Another endearing Candy Coated Cannonball track includes “Downriver Song,” a thoughtful, emotive rock track that pays homage to Porter’s family legacy south of Detroit. Shimmering cymbals, heated electric guitars (think Tom Petty and Mike Campbell), vibrant organ, soft bass and placid drums invite listeners along Porter’s father’s early work experiences of delivering papers and working in a foundry.
Porter reflects, “My old man returns now and again/To see what’s changed, what’s in the wind/And I make it back myself, sometimes too/I call ‘em my streets, tried and true.”
“My dad was raised in Woodhaven and Grosse Ile, and I was born in Alpena and grew up there and Marquette. We would come downstate, and my dad would show us the house he grew up in,” he said.

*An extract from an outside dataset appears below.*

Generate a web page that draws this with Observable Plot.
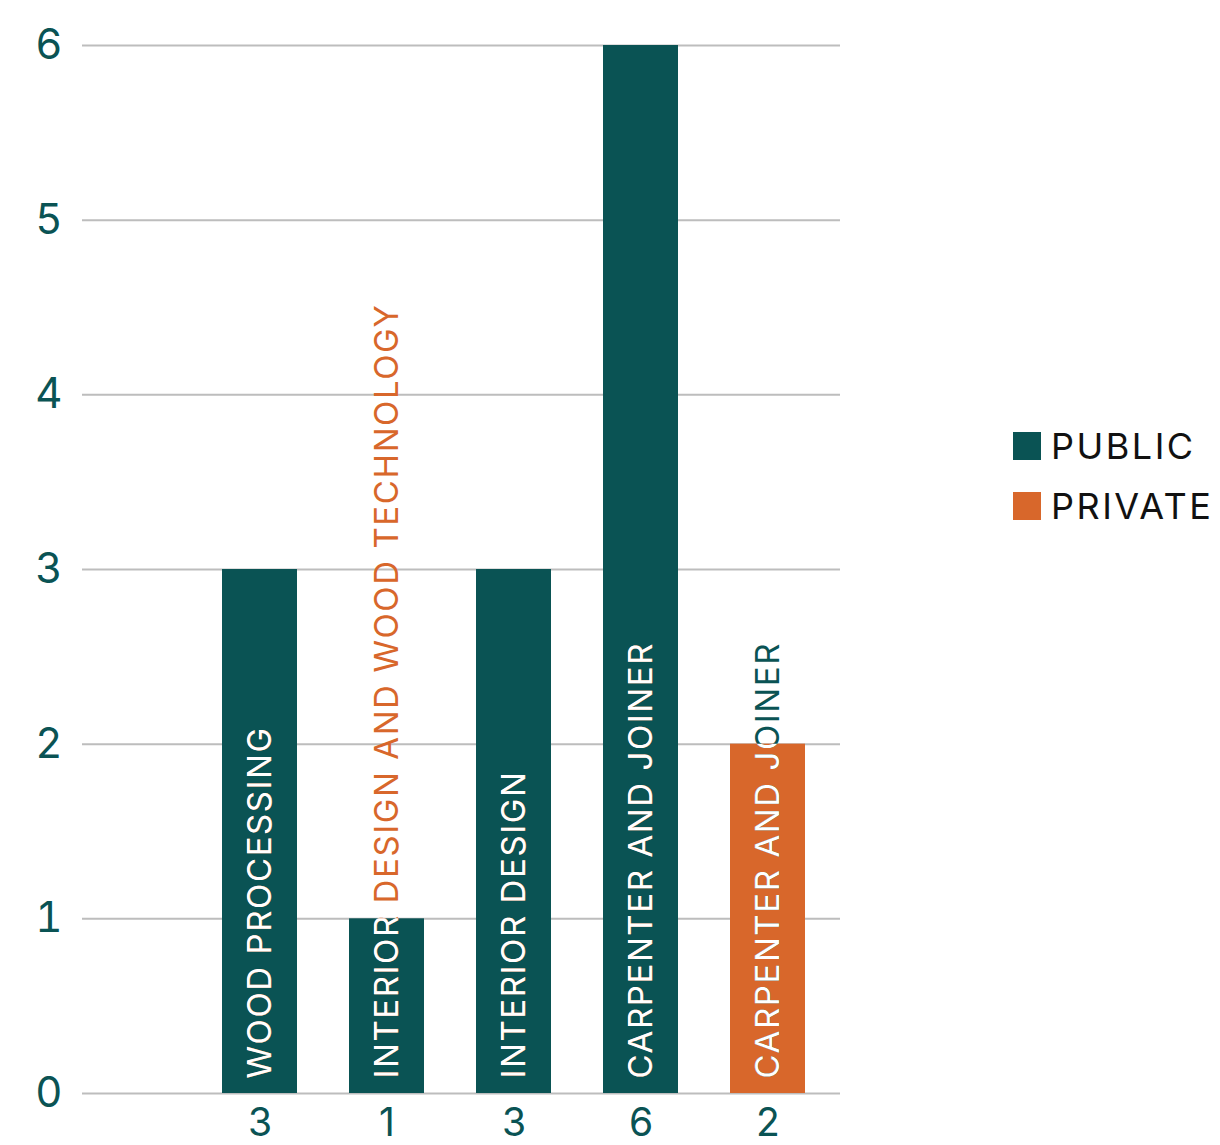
<!DOCTYPE html>
<html>
<head>
<meta charset="utf-8">
<script src="https://cdn.jsdelivr.net/npm/d3@7"></script>
<script src="https://cdn.jsdelivr.net/npm/@observablehq/plot@0.6"></script>
<style>
  html, body { margin: 0; padding: 0; background: #fff; }
  #wrap { position: relative; width: 1220px; height: 1145px; }
  .legend { position: absolute; left: 1013px; font-family: Inter, "Noto Sans", sans-serif; font-size: 36px; letter-spacing: 2.5px; color: #111; }
  .legend .row { display: flex; align-items: center; height: 60px; }
  .legend .sw { width: 28px; height: 28px; margin-right: 10px; }
</style>
</head>
<body>
<div id="wrap"></div>
<script>
const ids = ["b1", "b2", "b3", "b4", "b5"];
const labels = ["WOOD PROCESSING", "INTERIOR DESIGN AND WOOD TECHNOLOGY", "INTERIOR DESIGN", "CARPENTER AND JOINER", "CARPENTER AND JOINER"];
const values = [3, 1, 3, 6, 2];
const sectors = ["PUBLIC", "PUBLIC", "PUBLIC", "PUBLIC", "PRIVATE"];
const sectorNames = ["PUBLIC", "PRIVATE"];
const sectorColors = ["#0a5354", "#d8672b"];
const yTicks = [0, 1, 2, 3, 4, 5, 6];

const teal = sectorColors[0], orange = sectorColors[1];
const data = ids.map((id, i) => ({id, label: labels[i], value: values[i], sector: sectors[i]}));

const labelStyle = {rotate: -90, textAnchor: "start", dy: -15, fontSize: 33};

const plot = Plot.plot({
  width: 1220,
  height: 1145,
  marginLeft: 82,
  marginRight: 380,
  marginTop: 45,
  marginBottom: 52,
  style: {fontFamily: "Inter, 'Noto Sans', sans-serif", background: "#fff"},
  x: {domain: ids, range: [194, 832], paddingInner: 0.41, paddingOuter: 0.205, axis: null},
  y: {domain: [0, 6], axis: null},
  color: {domain: sectorNames, range: sectorColors},
  marks: [
    Plot.ruleY(yTicks, {stroke: "#bdbdbd", strokeWidth: 2}),
    Plot.axisY({ticks: yTicks, label: null, tickSize: 0, tickPadding: 20, fontSize: 42, fill: teal, tickFormat: d => String(d)}),
    Plot.barY(data, {x: "id", y: "value", fill: "sector"}),
    Plot.text(data, {x: "id", y: () => 0, text: "label", ...labelStyle,
      fill: d => d.sector === "PUBLIC" ? orange : teal}),
    Plot.text(data, {x: "id", y: () => 0, text: "label", ...labelStyle, fill: "#fff"}),
    Plot.text(data, {x: "id", y: () => 0, text: d => String(d.value), dy: 30, fontSize: 39, fill: teal})
  ]
});

// clip the white label copy to the bar shapes
const svg = d3.select(plot);
const defs = svg.insert("defs", ":first-child");
const clip = defs.append("clipPath").attr("id", "barclip").attr("clipPathUnits", "userSpaceOnUse");
const barG = plot.querySelector('g[aria-label="bar"]');
const textGs = plot.querySelectorAll('g[aria-label="text"]');
if (textGs[0]) textGs[0].setAttribute("letter-spacing", "1.6");
if (textGs[1]) textGs[1].setAttribute("letter-spacing", "1.6");
if (barG) {
  const gT = barG.getAttribute("transform") || "";
  barG.querySelectorAll("rect").forEach(r => {
    const c = r.cloneNode(true);
    c.setAttribute("transform", (gT + " " + (r.getAttribute("transform") || "")).trim());
    c.removeAttribute("fill");
    clip.node().appendChild(c);
  });
  const inG = textGs[1];
  if (inG) {
    const wrapper = document.createElementNS("http://www.w3.org/2000/svg", "g");
    wrapper.setAttribute("clip-path", "url(#barclip)");
    inG.parentNode.insertBefore(wrapper, inG);
    wrapper.appendChild(inG);
  }
}

document.getElementById("wrap").appendChild(plot);

const legend = d3.select("#wrap").append("div").attr("class", "legend").style("top", "416px");
sectorNames.forEach((s, i) => {
  const row = legend.append("div").attr("class", "row");
  row.append("div").attr("class", "sw").style("background", sectorColors[i]);
  row.append("span").text(s);
});
</script>
</body>
</html>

“When I moved downstate and started playing in bands, the first couple bands I was in were Downriver-based. I was running around on those streets, and it dawned on me years later how that came full circle, and then I tied in the whole plight of Detroit industrialism, the rise and fall.”
Porter took “Downriver Song” and the other 10 Candy Coated Cannonball tracks into the studio with co-producer/engineer Doman and Moulton in early 2020. They recorded the project at Willis Sound with engineer Jim Roll, completed additional tracking at The Pharmhouse and The Basement and worked with The Loft’s Tim Patalan to mix it and Sun Room Audio’s Dan Coutant to master it.
“Jim and I have a million friends in common, and I had heard his name for years and years. I’ve played guitar on records that he’s engineered. I wanted to work with him, and we ended up with him at Willis Sound, and we quickly became fast friends,” Porter said.
Candy Coated Cannonball also features stellar collaborations with Evan Mercer (Farfisa organ), Ingrid Racine (trumpet and flugelhorn), Roll (backing vocals) and Kellogg (hand claps).
“Both Evan and Ingrid came through Jim. I asked Jim, ‘Who should we get to play the Farfisa?’ And he’s like, ‘I got your guy.’ The same with Ingrid, and I was like, ‘We need a spaghetti western trumpet,’ and Jim said, ‘I know exactly who to call.’ They both were amazing,” Porter said.
The Future of The Tucos
With the return of live music, Porter and The Tucos are eager to promote and share Candy Coated Cannonball with fans locally and nationally. The trio will play their first live show together in nearly 18 months at The Village Idiot on Aug. 14 in Maumee, Ohio.
“The Village Idiot was the last show we played the night before the entire country locked down, so it makes great sense to start back up there. It’s a small room where people go to listen, but it’s also got that dive bar, music joint feel that we’re comfortable in,” said Porter, who also performs solo acoustic shows.
“We’ll do two sets, material from our entire catalog and a few well-paced, unexpected covers. Sometimes things get a little crazy there, so who knows what else might happen. We do have a couple of new songs in varying states of completeness that will almost certainly be debuted that night.”
After The Village Idiot show, Porter and The Tucos will play Hamtramck’s Outer Limits Lounge on Oct. 22, Lansing’s The Avenue Café on Oct. 23, Knoxville’s Preservation Pub on Nov. 5 and Detroit’s PJ’s Lager House on Dec. 4.
“We’re writing and practicing in The Basement regularly, and that’s been cathartic. We plan to hit the road in 2022, continue to write new material and work toward a new record, though it’s too early to start talking seriously about that. I want to focus on supporting this record for the next year or so,” he said.